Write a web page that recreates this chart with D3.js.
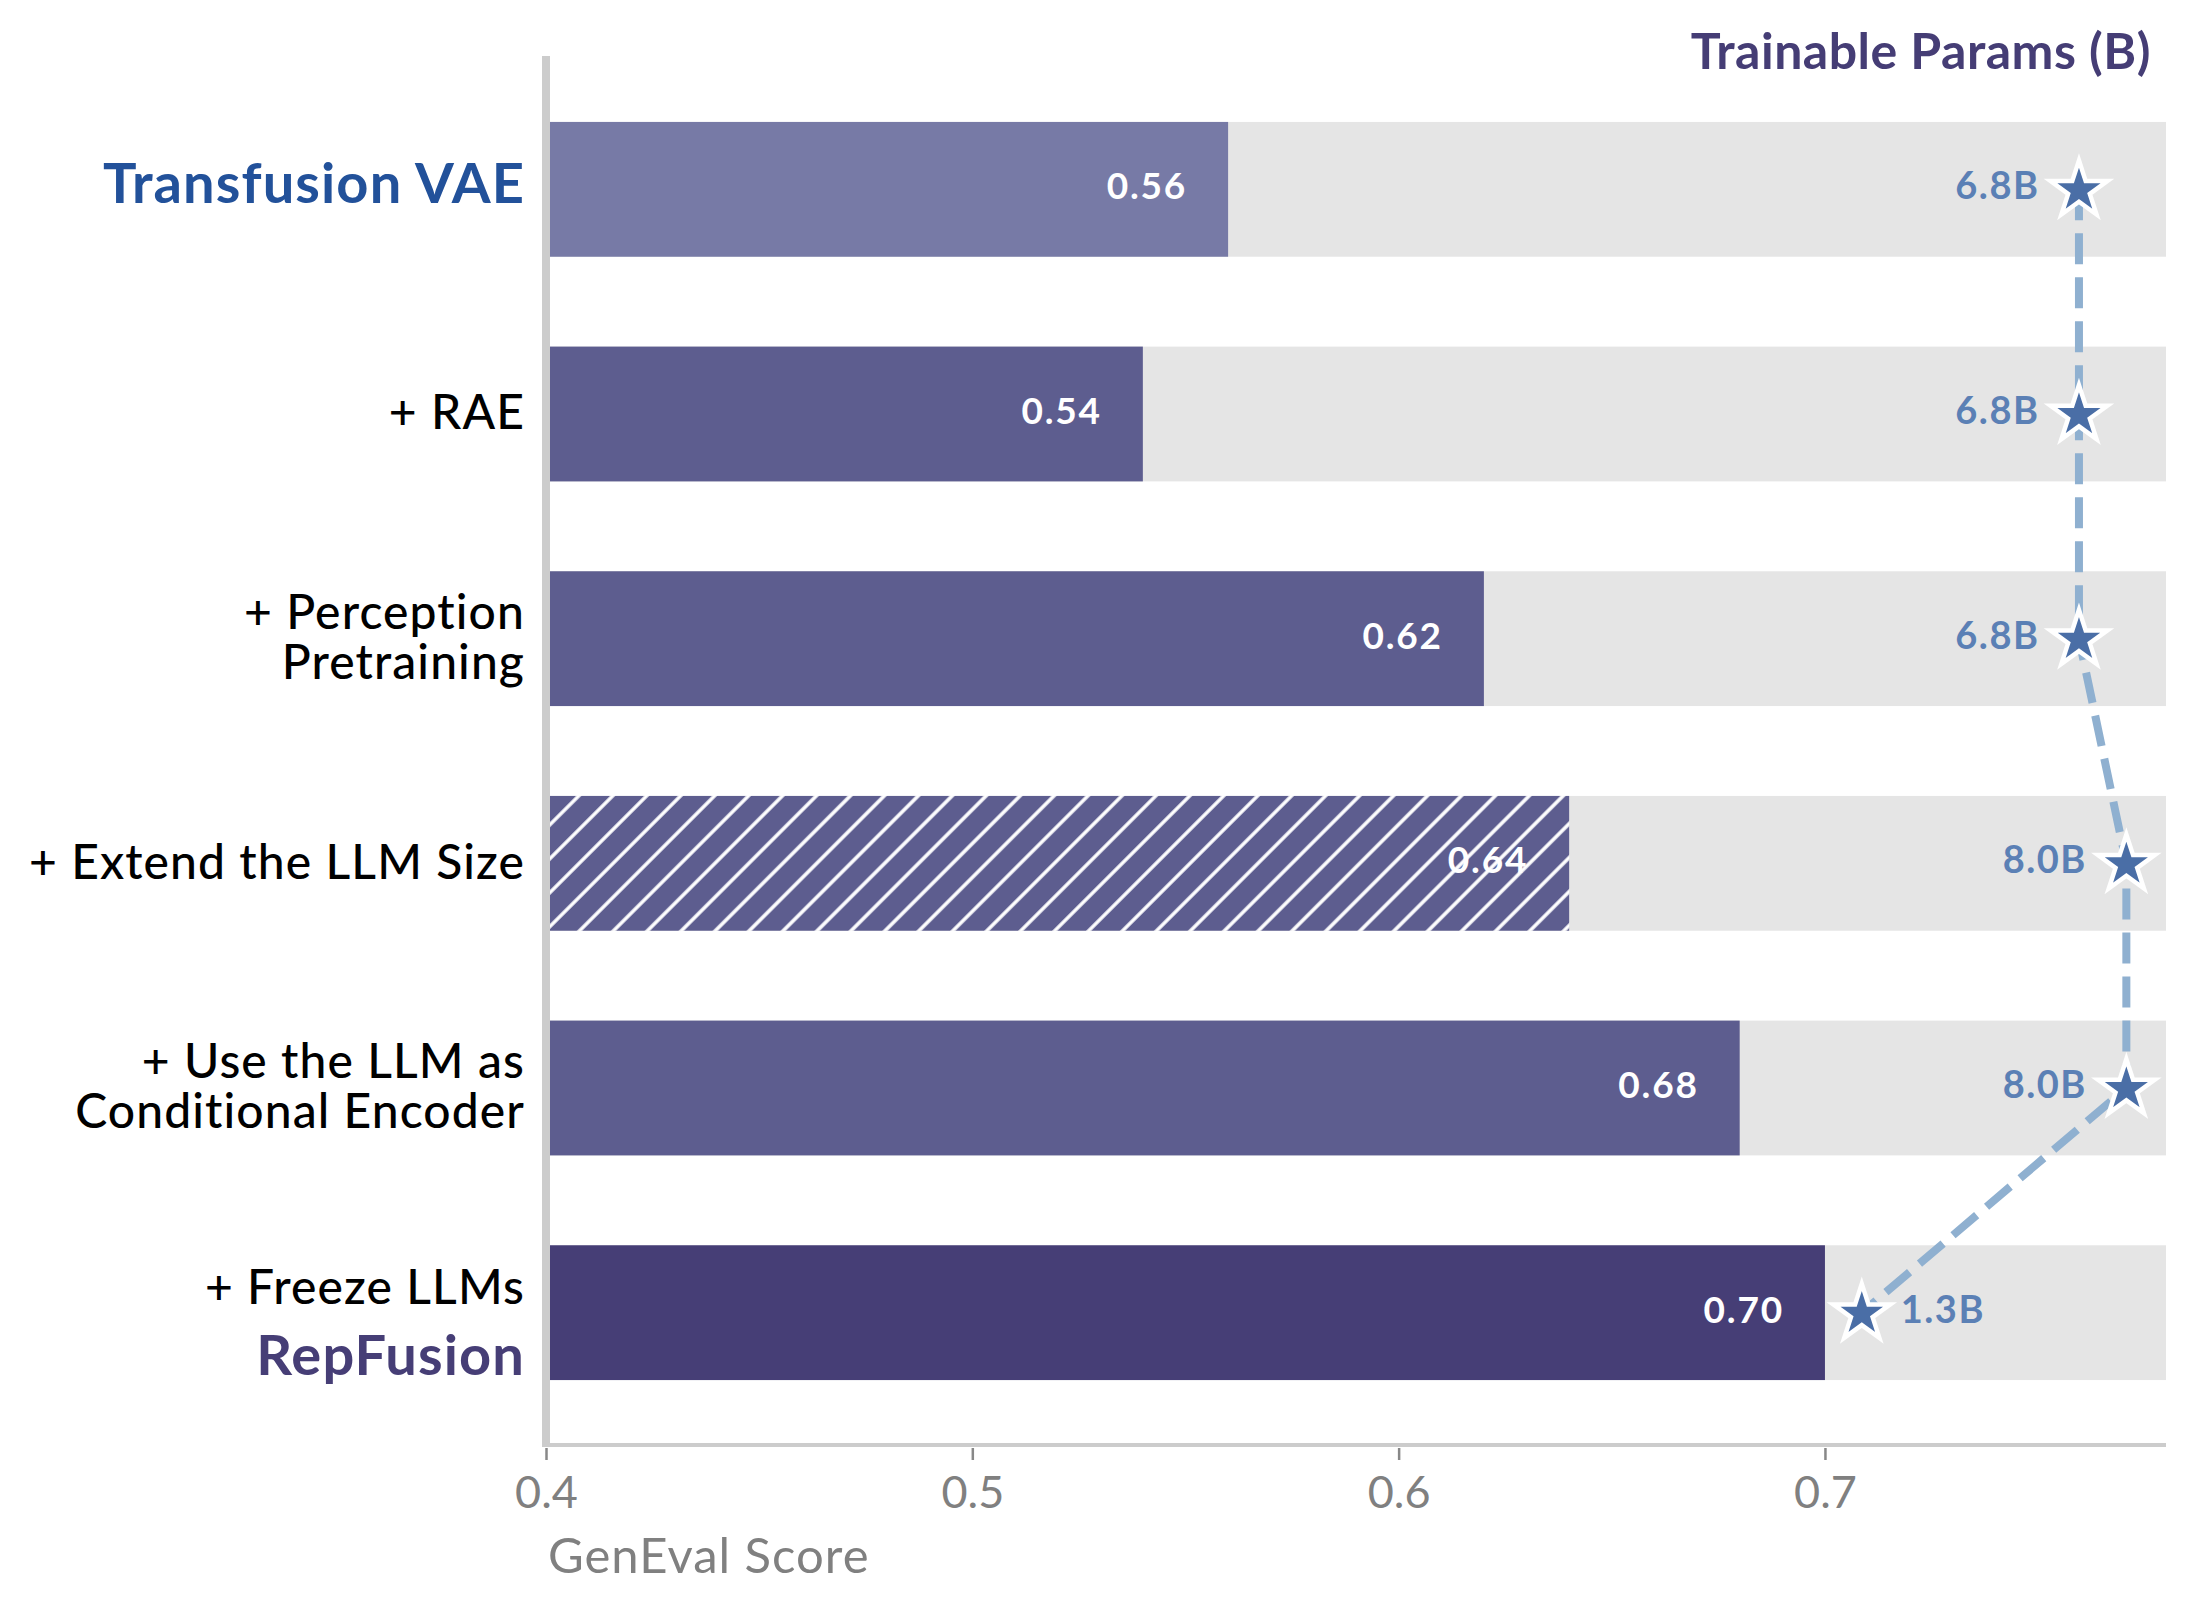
<!DOCTYPE html>
<html>
<head>
<meta charset="utf-8">
<script src="https://cdn.jsdelivr.net/npm/d3@7"></script>
<style>
  body { margin: 0; background: #fff; }
  text { font-family: Lato, "Noto Sans", sans-serif; }
</style>
</head>
<body>
<div id="chart"></div>
<script>
// data
var categories = [
  "Transfusion VAE",
  "+ RAE",
  "+ Perception\nPretraining",
  "+ Extend the LLM Size",
  "+ Use the LLM as\nConditional Encoder",
  "+ Freeze LLMs\nRepFusion"
];
var scores = [0.56, 0.54, 0.62, 0.64, 0.68, 0.70];
var params = [6.8, 6.8, 6.8, 8.0, 8.0, 1.3];
var paramLabels = ["6.8B", "6.8B", "6.8B", "8.0B", "8.0B", "1.3B"];
var xTicks = [0.4, 0.5, 0.6, 0.7];
var hatched = [false, false, false, true, false, false];

// colours
var barColors = ["#777aa6", "#5d5d8f", "#5d5d8f", "#5d5d8f", "#5d5d8f", "#463e76"];
var highlight = { "Transfusion VAE": "#22519a", "RepFusion": "#463e76" };

var svgWidth = 2196;
var svgHeight = 1612;

var svg = d3.select("#chart")
  .append("svg")
  .attr("width", svgWidth)
  .attr("height", svgHeight);

var xScale = d3.scaleLinear()
  .domain([0.4, 0.78])
  .range([546, 2166]);

var yScale = d3.scaleBand()
  .domain(d3.range(categories.length))
  .range([77, 1425])
  .paddingInner(0.4)
  .paddingOuter(0.2);

// secondary scale for the trainable params stars
var pScale = d3.scaleLinear()
  .domain([0, 8])
  .range([xScale(0.6966), xScale(0.7707)]);

var bw = yScale.bandwidth();
function mid(i) { return yScale(i) + bw / 2; }

// hatch pattern
var defs = svg.append("defs");
var pat = defs.append("pattern")
  .attr("id", "hatch")
  .attr("patternUnits", "userSpaceOnUse")
  .attr("width", 24)
  .attr("height", 24)
  .attr("patternTransform", "rotate(45)");
pat.append("rect")
  .attr("width", 24).attr("height", 24)
  .attr("fill", barColors[3]);
pat.append("line")
  .attr("x1", 12).attr("y1", 0)
  .attr("x2", 12).attr("y2", 24)
  .attr("stroke", "#fff")
  .attr("stroke-width", 3.5);

// grey background bars
svg.selectAll(".bg")
  .data(categories)
  .enter()
  .append("rect")
  .attr("class", "bg")
  .attr("x", xScale(0.4))
  .attr("y", (d, i) => yScale(i))
  .attr("width", xScale(0.78) - xScale(0.4))
  .attr("height", bw)
  .attr("fill", "#e5e5e5");

// score bars
svg.selectAll(".bar")
  .data(scores)
  .enter()
  .append("rect")
  .attr("class", "bar")
  .attr("x", xScale(0.4))
  .attr("y", (d, i) => yScale(i))
  .attr("width", d => xScale(d) - xScale(0.4))
  .attr("height", bw)
  .attr("fill", (d, i) => hatched[i] ? "url(#hatch)" : barColors[i]);

// score labels
svg.selectAll(".val")
  .data(scores)
  .enter()
  .append("text")
  .attr("class", "val")
  .attr("x", d => xScale(d) - 41)
  .attr("y", (d, i) => mid(i) + 10)
  .attr("text-anchor", "end")
  .attr("font-size", 37)
  .attr("font-weight", 700)
  .attr("letter-spacing", 1.8)
  .attr("fill", "#fff")
  .text(d => d.toFixed(2));

// axes lines
svg.append("line")
  .attr("x1", xScale(0.4) - 4).attr("x2", xScale(0.78))
  .attr("y1", 1445).attr("y2", 1445)
  .attr("stroke", "#cccccc")
  .attr("stroke-width", 4);

svg.append("line")
  .attr("x1", xScale(0.4)).attr("x2", xScale(0.4))
  .attr("y1", 56).attr("y2", 1447)
  .attr("stroke", "#cccccc")
  .attr("stroke-width", 8);

// bottom ticks
var bottomAxis = d3.axisBottom(xScale)
  .tickValues(xTicks)
  .tickSize(12)
  .tickPadding(16)
  .tickFormat(d3.format(".1f"));

var gx = svg.append("g")
  .attr("transform", "translate(0,1448)")
  .call(bottomAxis);
gx.select(".domain").remove();
gx.selectAll(".tick line").attr("stroke", "#888").attr("stroke-width", 2.5);
gx.selectAll(".tick text")
  .attr("fill", "#808080")
  .attr("font-size", 45)
  .attr("font-family", "Lato");

svg.append("text")
  .attr("x", 548)
  .attr("y", 1573)
  .attr("font-size", 49)
  .attr("letter-spacing", 1)
  .attr("fill", "#808080")
  .text("GenEval Score");

// category labels
categories.forEach(function(c, i) {
  var lines = c.split("\n");
  var big = lines.some(l => highlight[l]);
  var gap = big ? 68 : 50;
  var off = big ? (lines.length > 1 ? 8 : -6.5) : -2;
  lines.forEach(function(l, j) {
    var isHi = !!highlight[l];
    var fs = isHi ? 56 : 48;
    var cy = mid(i) + off + (j - (lines.length - 1) / 2) * gap;
    svg.append("text")
      .attr("x", 525)
      .attr("y", cy + fs * 0.717 / 2)
      .attr("text-anchor", "end")
      .attr("font-size", fs)
      .attr("font-weight", isHi ? 700 : 500)
      .attr("letter-spacing", 1.1)
      .attr("fill", isHi ? highlight[l] : "#000")
      .text(l);
  });
});

// params dashed line
var line = d3.line()
  .x(d => pScale(d))
  .y((d, i) => mid(i));

svg.append("path")
  .datum(params)
  .attr("d", line)
  .attr("fill", "none")
  .attr("stroke", "#8fb0d0")
  .attr("stroke-width", 8)
  .attr("stroke-dasharray", "31 13");

// stars
svg.selectAll(".star")
  .data(params)
  .enter()
  .append("path")
  .attr("class", "star")
  .attr("d", d3.symbol(d3.symbolStar, 1000))
  .attr("transform", (d, i) => "translate(" + pScale(d) + "," + (mid(i) + 1) + ")")
  .attr("fill", "#4a6ea6")
  .attr("stroke", "#fff")
  .attr("stroke-width", 4.5);

// param labels: left of the star, right when the star sits low
svg.selectAll(".plab")
  .data(params)
  .enter()
  .append("text")
  .attr("class", "plab")
  .attr("x", d => d < 5 ? pScale(d) + 39 : pScale(d) - 39.5)
  .attr("y", (d, i) => mid(i) + 10)
  .attr("text-anchor", d => d < 5 ? "start" : "end")
  .attr("font-size", 38)
  .attr("font-weight", 700)
  .attr("letter-spacing", 1.5)
  .attr("fill", "#5b80b5")
  .text((d, i) => paramLabels[i]);

// title at top right
svg.append("text")
  .attr("x", 2151)
  .attr("y", 69)
  .attr("text-anchor", "end")
  .attr("font-size", 50)
  .attr("font-weight", 700)
  .attr("letter-spacing", 0.5)
  .attr("fill", "#453d75")
  .text("Trainable Params (B)");
</script>
</body>
</html>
#####
◆ **Written problem**
The listing above needs to be output again exactly. Don't include the pictures.

◆ **Finished answer**
Write a web page that recreates this chart with D3.js.
<!DOCTYPE html>
<html>
<head>
<meta charset="utf-8">
<script src="https://cdn.jsdelivr.net/npm/d3@7"></script>
<style>
  body { margin: 0; background: #fff; }
  text { font-family: Lato, "Noto Sans", sans-serif; }
</style>
</head>
<body>
<div id="chart"></div>
<script>
// data
var categories = [
  "Transfusion VAE",
  "+ RAE",
  "+ Perception\nPretraining",
  "+ Extend the LLM Size",
  "+ Use the LLM as\nConditional Encoder",
  "+ Freeze LLMs\nRepFusion"
];
var scores = [0.56, 0.54, 0.62, 0.64, 0.68, 0.70];
var params = [6.8, 6.8, 6.8, 8.0, 8.0, 1.3];
var paramLabels = ["6.8B", "6.8B", "6.8B", "8.0B", "8.0B", "1.3B"];
var xTicks = [0.4, 0.5, 0.6, 0.7];
var hatched = [false, false, false, true, false, false];

// colours
var barColors = ["#777aa6", "#5d5d8f", "#5d5d8f", "#5d5d8f", "#5d5d8f", "#463e76"];
var highlight = { "Transfusion VAE": "#22519a", "RepFusion": "#463e76" };

var svgWidth = 2196;
var svgHeight = 1612;

var svg = d3.select("#chart")
  .append("svg")
  .attr("width", svgWidth)
  .attr("height", svgHeight);

var xScale = d3.scaleLinear()
  .domain([0.4, 0.78])
  .range([546, 2166]);

var yScale = d3.scaleBand()
  .domain(d3.range(categories.length))
  .range([77, 1425])
  .paddingInner(0.4)
  .paddingOuter(0.2);

// secondary scale for the trainable params stars
var pScale = d3.scaleLinear()
  .domain([0, 8])
  .range([xScale(0.6966), xScale(0.7707)]);

var bw = yScale.bandwidth();
function mid(i) { return yScale(i) + bw / 2; }

// hatch pattern
var defs = svg.append("defs");
var pat = defs.append("pattern")
  .attr("id", "hatch")
  .attr("patternUnits", "userSpaceOnUse")
  .attr("width", 24)
  .attr("height", 24)
  .attr("patternTransform", "rotate(45)");
pat.append("rect")
  .attr("width", 24).attr("height", 24)
  .attr("fill", barColors[3]);
pat.append("line")
  .attr("x1", 12).attr("y1", 0)
  .attr("x2", 12).attr("y2", 24)
  .attr("stroke", "#fff")
  .attr("stroke-width", 3.5);

// grey background bars
svg.selectAll(".bg")
  .data(categories)
  .enter()
  .append("rect")
  .attr("class", "bg")
  .attr("x", xScale(0.4))
  .attr("y", (d, i) => yScale(i))
  .attr("width", xScale(0.78) - xScale(0.4))
  .attr("height", bw)
  .attr("fill", "#e5e5e5");

// score bars
svg.selectAll(".bar")
  .data(scores)
  .enter()
  .append("rect")
  .attr("class", "bar")
  .attr("x", xScale(0.4))
  .attr("y", (d, i) => yScale(i))
  .attr("width", d => xScale(d) - xScale(0.4))
  .attr("height", bw)
  .attr("fill", (d, i) => hatched[i] ? "url(#hatch)" : barColors[i]);

// score labels
svg.selectAll(".val")
  .data(scores)
  .enter()
  .append("text")
  .attr("class", "val")
  .attr("x", d => xScale(d) - 41)
  .attr("y", (d, i) => mid(i) + 10)
  .attr("text-anchor", "end")
  .attr("font-size", 37)
  .attr("font-weight", 700)
  .attr("letter-spacing", 1.8)
  .attr("fill", "#fff")
  .text(d => d.toFixed(2));

// axes lines
svg.append("line")
  .attr("x1", xScale(0.4) - 4).attr("x2", xScale(0.78))
  .attr("y1", 1445).attr("y2", 1445)
  .attr("stroke", "#cccccc")
  .attr("stroke-width", 4);

svg.append("line")
  .attr("x1", xScale(0.4)).attr("x2", xScale(0.4))
  .attr("y1", 56).attr("y2", 1447)
  .attr("stroke", "#cccccc")
  .attr("stroke-width", 8);

// bottom ticks
var bottomAxis = d3.axisBottom(xScale)
  .tickValues(xTicks)
  .tickSize(12)
  .tickPadding(16)
  .tickFormat(d3.format(".1f"));

var gx = svg.append("g")
  .attr("transform", "translate(0,1448)")
  .call(bottomAxis);
gx.select(".domain").remove();
gx.selectAll(".tick line").attr("stroke", "#888").attr("stroke-width", 2.5);
gx.selectAll(".tick text")
  .attr("fill", "#808080")
  .attr("font-size", 45)
  .attr("font-family", "Lato");

svg.append("text")
  .attr("x", 548)
  .attr("y", 1573)
  .attr("font-size", 49)
  .attr("letter-spacing", 1)
  .attr("fill", "#808080")
  .text("GenEval Score");

// category labels
categories.forEach(function(c, i) {
  var lines = c.split("\n");
  var big = lines.some(l => highlight[l]);
  var gap = big ? 68 : 50;
  var off = big ? (lines.length > 1 ? 8 : -6.5) : -2;
  lines.forEach(function(l, j) {
    var isHi = !!highlight[l];
    var fs = isHi ? 56 : 48;
    var cy = mid(i) + off + (j - (lines.length - 1) / 2) * gap;
    svg.append("text")
      .attr("x", 525)
      .attr("y", cy + fs * 0.717 / 2)
      .attr("text-anchor", "end")
      .attr("font-size", fs)
      .attr("font-weight", isHi ? 700 : 500)
      .attr("letter-spacing", 1.1)
      .attr("fill", isHi ? highlight[l] : "#000")
      .text(l);
  });
});

// params dashed line
var line = d3.line()
  .x(d => pScale(d))
  .y((d, i) => mid(i));

svg.append("path")
  .datum(params)
  .attr("d", line)
  .attr("fill", "none")
  .attr("stroke", "#8fb0d0")
  .attr("stroke-width", 8)
  .attr("stroke-dasharray", "31 13");

// stars
svg.selectAll(".star")
  .data(params)
  .enter()
  .append("path")
  .attr("class", "star")
  .attr("d", d3.symbol(d3.symbolStar, 1000))
  .attr("transform", (d, i) => "translate(" + pScale(d) + "," + (mid(i) + 1) + ")")
  .attr("fill", "#4a6ea6")
  .attr("stroke", "#fff")
  .attr("stroke-width", 4.5);

// param labels: left of the star, right when the star sits low
svg.selectAll(".plab")
  .data(params)
  .enter()
  .append("text")
  .attr("class", "plab")
  .attr("x", d => d < 5 ? pScale(d) + 39 : pScale(d) - 39.5)
  .attr("y", (d, i) => mid(i) + 10)
  .attr("text-anchor", d => d < 5 ? "start" : "end")
  .attr("font-size", 38)
  .attr("font-weight", 700)
  .attr("letter-spacing", 1.5)
  .attr("fill", "#5b80b5")
  .text((d, i) => paramLabels[i]);

// title at top right
svg.append("text")
  .attr("x", 2151)
  .attr("y", 69)
  .attr("text-anchor", "end")
  .attr("font-size", 50)
  .attr("font-weight", 700)
  .attr("letter-spacing", 0.5)
  .attr("fill", "#453d75")
  .text("Trainable Params (B)");
</script>
</body>
</html>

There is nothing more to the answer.